[TASK DIRECTIONS] Can you transcribe every line exactly and leave the pictures behind?

'''

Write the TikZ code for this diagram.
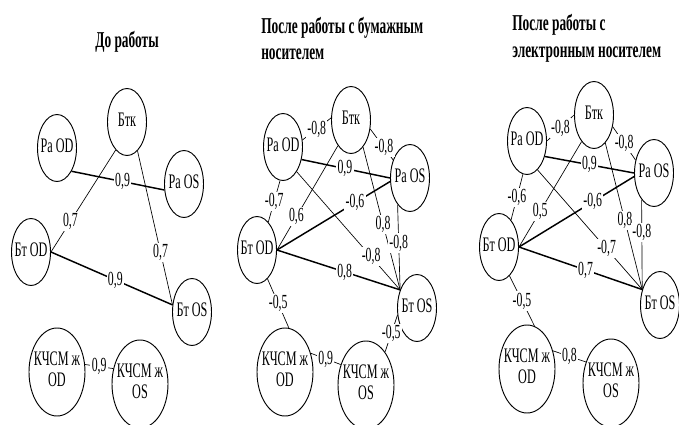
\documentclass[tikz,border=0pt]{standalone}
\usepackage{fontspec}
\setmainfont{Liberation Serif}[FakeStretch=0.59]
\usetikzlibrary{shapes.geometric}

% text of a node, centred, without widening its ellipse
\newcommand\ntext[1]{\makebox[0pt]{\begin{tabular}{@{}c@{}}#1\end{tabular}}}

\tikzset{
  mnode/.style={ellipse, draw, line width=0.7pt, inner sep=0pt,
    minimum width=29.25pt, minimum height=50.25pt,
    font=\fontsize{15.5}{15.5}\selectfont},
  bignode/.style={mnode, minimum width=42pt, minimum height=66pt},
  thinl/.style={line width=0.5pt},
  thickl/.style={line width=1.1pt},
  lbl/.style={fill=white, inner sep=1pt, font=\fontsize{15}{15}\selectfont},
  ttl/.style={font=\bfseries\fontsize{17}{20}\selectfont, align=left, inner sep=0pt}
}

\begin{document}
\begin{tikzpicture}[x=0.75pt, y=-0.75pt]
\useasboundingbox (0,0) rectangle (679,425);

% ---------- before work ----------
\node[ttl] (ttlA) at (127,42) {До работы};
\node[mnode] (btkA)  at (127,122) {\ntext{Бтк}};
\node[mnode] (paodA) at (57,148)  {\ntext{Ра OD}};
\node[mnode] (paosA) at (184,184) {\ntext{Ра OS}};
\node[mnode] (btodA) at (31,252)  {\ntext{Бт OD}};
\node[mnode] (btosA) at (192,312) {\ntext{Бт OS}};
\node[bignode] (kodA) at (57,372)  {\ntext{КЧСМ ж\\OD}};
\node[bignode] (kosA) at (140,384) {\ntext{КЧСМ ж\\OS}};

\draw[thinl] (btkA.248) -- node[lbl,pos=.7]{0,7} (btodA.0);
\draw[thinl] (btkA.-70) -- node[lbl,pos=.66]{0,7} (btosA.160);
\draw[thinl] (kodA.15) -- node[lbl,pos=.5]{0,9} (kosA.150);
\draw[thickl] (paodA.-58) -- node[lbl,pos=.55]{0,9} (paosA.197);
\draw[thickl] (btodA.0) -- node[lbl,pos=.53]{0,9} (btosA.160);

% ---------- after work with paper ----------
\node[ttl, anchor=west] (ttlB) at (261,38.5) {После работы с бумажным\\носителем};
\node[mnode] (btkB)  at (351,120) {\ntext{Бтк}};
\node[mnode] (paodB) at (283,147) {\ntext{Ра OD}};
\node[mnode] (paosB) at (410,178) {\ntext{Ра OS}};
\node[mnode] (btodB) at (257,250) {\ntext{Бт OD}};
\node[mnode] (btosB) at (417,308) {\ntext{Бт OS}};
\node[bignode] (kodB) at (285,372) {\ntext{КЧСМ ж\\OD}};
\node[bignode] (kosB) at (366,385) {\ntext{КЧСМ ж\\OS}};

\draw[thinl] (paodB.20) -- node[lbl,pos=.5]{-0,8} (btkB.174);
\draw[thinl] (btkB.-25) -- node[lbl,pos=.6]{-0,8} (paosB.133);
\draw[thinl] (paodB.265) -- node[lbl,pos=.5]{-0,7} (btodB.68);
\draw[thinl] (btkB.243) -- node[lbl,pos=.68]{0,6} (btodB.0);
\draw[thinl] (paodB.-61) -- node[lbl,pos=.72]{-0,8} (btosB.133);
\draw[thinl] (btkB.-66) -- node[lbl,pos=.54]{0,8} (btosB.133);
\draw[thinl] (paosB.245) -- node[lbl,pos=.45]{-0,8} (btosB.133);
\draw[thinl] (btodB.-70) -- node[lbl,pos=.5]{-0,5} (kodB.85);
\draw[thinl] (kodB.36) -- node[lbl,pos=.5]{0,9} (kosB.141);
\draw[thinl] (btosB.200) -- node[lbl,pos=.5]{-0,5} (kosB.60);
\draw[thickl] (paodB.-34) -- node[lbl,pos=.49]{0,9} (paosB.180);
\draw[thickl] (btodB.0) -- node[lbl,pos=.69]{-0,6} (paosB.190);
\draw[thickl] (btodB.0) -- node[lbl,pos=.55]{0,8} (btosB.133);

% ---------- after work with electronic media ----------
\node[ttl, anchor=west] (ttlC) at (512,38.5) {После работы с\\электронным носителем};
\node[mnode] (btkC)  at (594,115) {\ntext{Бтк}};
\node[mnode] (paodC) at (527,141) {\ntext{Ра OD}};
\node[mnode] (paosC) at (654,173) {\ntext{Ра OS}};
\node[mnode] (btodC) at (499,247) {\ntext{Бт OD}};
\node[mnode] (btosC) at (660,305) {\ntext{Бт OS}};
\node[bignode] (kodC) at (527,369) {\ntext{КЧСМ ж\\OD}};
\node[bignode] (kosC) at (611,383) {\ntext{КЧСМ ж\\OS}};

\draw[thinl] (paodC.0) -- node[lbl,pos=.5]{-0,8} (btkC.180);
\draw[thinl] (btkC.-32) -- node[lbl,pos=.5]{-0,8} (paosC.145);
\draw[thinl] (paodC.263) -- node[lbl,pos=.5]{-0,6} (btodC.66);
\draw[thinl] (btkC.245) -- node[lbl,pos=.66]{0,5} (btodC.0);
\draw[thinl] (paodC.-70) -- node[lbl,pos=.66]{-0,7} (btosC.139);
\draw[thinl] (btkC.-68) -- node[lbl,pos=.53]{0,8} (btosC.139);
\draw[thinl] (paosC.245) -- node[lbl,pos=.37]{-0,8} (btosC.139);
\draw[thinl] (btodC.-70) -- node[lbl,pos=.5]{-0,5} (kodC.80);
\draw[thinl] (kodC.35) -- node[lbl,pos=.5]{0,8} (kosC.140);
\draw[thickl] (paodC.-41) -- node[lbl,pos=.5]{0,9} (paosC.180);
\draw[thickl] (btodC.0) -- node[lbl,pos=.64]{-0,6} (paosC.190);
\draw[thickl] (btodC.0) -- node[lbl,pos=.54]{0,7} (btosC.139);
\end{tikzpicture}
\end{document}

'''

[SOLUTION]
Write the TikZ code for this diagram.
\documentclass[tikz,border=0pt]{standalone}
\usepackage{fontspec}
\setmainfont{Liberation Serif}[FakeStretch=0.59]
\usetikzlibrary{shapes.geometric}

% text of a node, centred, without widening its ellipse
\newcommand\ntext[1]{\makebox[0pt]{\begin{tabular}{@{}c@{}}#1\end{tabular}}}

\tikzset{
  mnode/.style={ellipse, draw, line width=0.7pt, inner sep=0pt,
    minimum width=29.25pt, minimum height=50.25pt,
    font=\fontsize{15.5}{15.5}\selectfont},
  bignode/.style={mnode, minimum width=42pt, minimum height=66pt},
  thinl/.style={line width=0.5pt},
  thickl/.style={line width=1.1pt},
  lbl/.style={fill=white, inner sep=1pt, font=\fontsize{15}{15}\selectfont},
  ttl/.style={font=\bfseries\fontsize{17}{20}\selectfont, align=left, inner sep=0pt}
}

\begin{document}
\begin{tikzpicture}[x=0.75pt, y=-0.75pt]
\useasboundingbox (0,0) rectangle (679,425);

% ---------- before work ----------
\node[ttl] (ttlA) at (127,42) {До работы};
\node[mnode] (btkA)  at (127,122) {\ntext{Бтк}};
\node[mnode] (paodA) at (57,148)  {\ntext{Ра OD}};
\node[mnode] (paosA) at (184,184) {\ntext{Ра OS}};
\node[mnode] (btodA) at (31,252)  {\ntext{Бт OD}};
\node[mnode] (btosA) at (192,312) {\ntext{Бт OS}};
\node[bignode] (kodA) at (57,372)  {\ntext{КЧСМ ж\\OD}};
\node[bignode] (kosA) at (140,384) {\ntext{КЧСМ ж\\OS}};

\draw[thinl] (btkA.248) -- node[lbl,pos=.7]{0,7} (btodA.0);
\draw[thinl] (btkA.-70) -- node[lbl,pos=.66]{0,7} (btosA.160);
\draw[thinl] (kodA.15) -- node[lbl,pos=.5]{0,9} (kosA.150);
\draw[thickl] (paodA.-58) -- node[lbl,pos=.55]{0,9} (paosA.197);
\draw[thickl] (btodA.0) -- node[lbl,pos=.53]{0,9} (btosA.160);

% ---------- after work with paper ----------
\node[ttl, anchor=west] (ttlB) at (261,38.5) {После работы с бумажным\\носителем};
\node[mnode] (btkB)  at (351,120) {\ntext{Бтк}};
\node[mnode] (paodB) at (283,147) {\ntext{Ра OD}};
\node[mnode] (paosB) at (410,178) {\ntext{Ра OS}};
\node[mnode] (btodB) at (257,250) {\ntext{Бт OD}};
\node[mnode] (btosB) at (417,308) {\ntext{Бт OS}};
\node[bignode] (kodB) at (285,372) {\ntext{КЧСМ ж\\OD}};
\node[bignode] (kosB) at (366,385) {\ntext{КЧСМ ж\\OS}};

\draw[thinl] (paodB.20) -- node[lbl,pos=.5]{-0,8} (btkB.174);
\draw[thinl] (btkB.-25) -- node[lbl,pos=.6]{-0,8} (paosB.133);
\draw[thinl] (paodB.265) -- node[lbl,pos=.5]{-0,7} (btodB.68);
\draw[thinl] (btkB.243) -- node[lbl,pos=.68]{0,6} (btodB.0);
\draw[thinl] (paodB.-61) -- node[lbl,pos=.72]{-0,8} (btosB.133);
\draw[thinl] (btkB.-66) -- node[lbl,pos=.54]{0,8} (btosB.133);
\draw[thinl] (paosB.245) -- node[lbl,pos=.45]{-0,8} (btosB.133);
\draw[thinl] (btodB.-70) -- node[lbl,pos=.5]{-0,5} (kodB.85);
\draw[thinl] (kodB.36) -- node[lbl,pos=.5]{0,9} (kosB.141);
\draw[thinl] (btosB.200) -- node[lbl,pos=.5]{-0,5} (kosB.60);
\draw[thickl] (paodB.-34) -- node[lbl,pos=.49]{0,9} (paosB.180);
\draw[thickl] (btodB.0) -- node[lbl,pos=.69]{-0,6} (paosB.190);
\draw[thickl] (btodB.0) -- node[lbl,pos=.55]{0,8} (btosB.133);

% ---------- after work with electronic media ----------
\node[ttl, anchor=west] (ttlC) at (512,38.5) {После работы с\\электронным носителем};
\node[mnode] (btkC)  at (594,115) {\ntext{Бтк}};
\node[mnode] (paodC) at (527,141) {\ntext{Ра OD}};
\node[mnode] (paosC) at (654,173) {\ntext{Ра OS}};
\node[mnode] (btodC) at (499,247) {\ntext{Бт OD}};
\node[mnode] (btosC) at (660,305) {\ntext{Бт OS}};
\node[bignode] (kodC) at (527,369) {\ntext{КЧСМ ж\\OD}};
\node[bignode] (kosC) at (611,383) {\ntext{КЧСМ ж\\OS}};

\draw[thinl] (paodC.0) -- node[lbl,pos=.5]{-0,8} (btkC.180);
\draw[thinl] (btkC.-32) -- node[lbl,pos=.5]{-0,8} (paosC.145);
\draw[thinl] (paodC.263) -- node[lbl,pos=.5]{-0,6} (btodC.66);
\draw[thinl] (btkC.245) -- node[lbl,pos=.66]{0,5} (btodC.0);
\draw[thinl] (paodC.-70) -- node[lbl,pos=.66]{-0,7} (btosC.139);
\draw[thinl] (btkC.-68) -- node[lbl,pos=.53]{0,8} (btosC.139);
\draw[thinl] (paosC.245) -- node[lbl,pos=.37]{-0,8} (btosC.139);
\draw[thinl] (btodC.-70) -- node[lbl,pos=.5]{-0,5} (kodC.80);
\draw[thinl] (kodC.35) -- node[lbl,pos=.5]{0,8} (kosC.140);
\draw[thickl] (paodC.-41) -- node[lbl,pos=.5]{0,9} (paosC.180);
\draw[thickl] (btodC.0) -- node[lbl,pos=.64]{-0,6} (paosC.190);
\draw[thickl] (btodC.0) -- node[lbl,pos=.54]{0,7} (btosC.139);
\end{tikzpicture}
\end{document}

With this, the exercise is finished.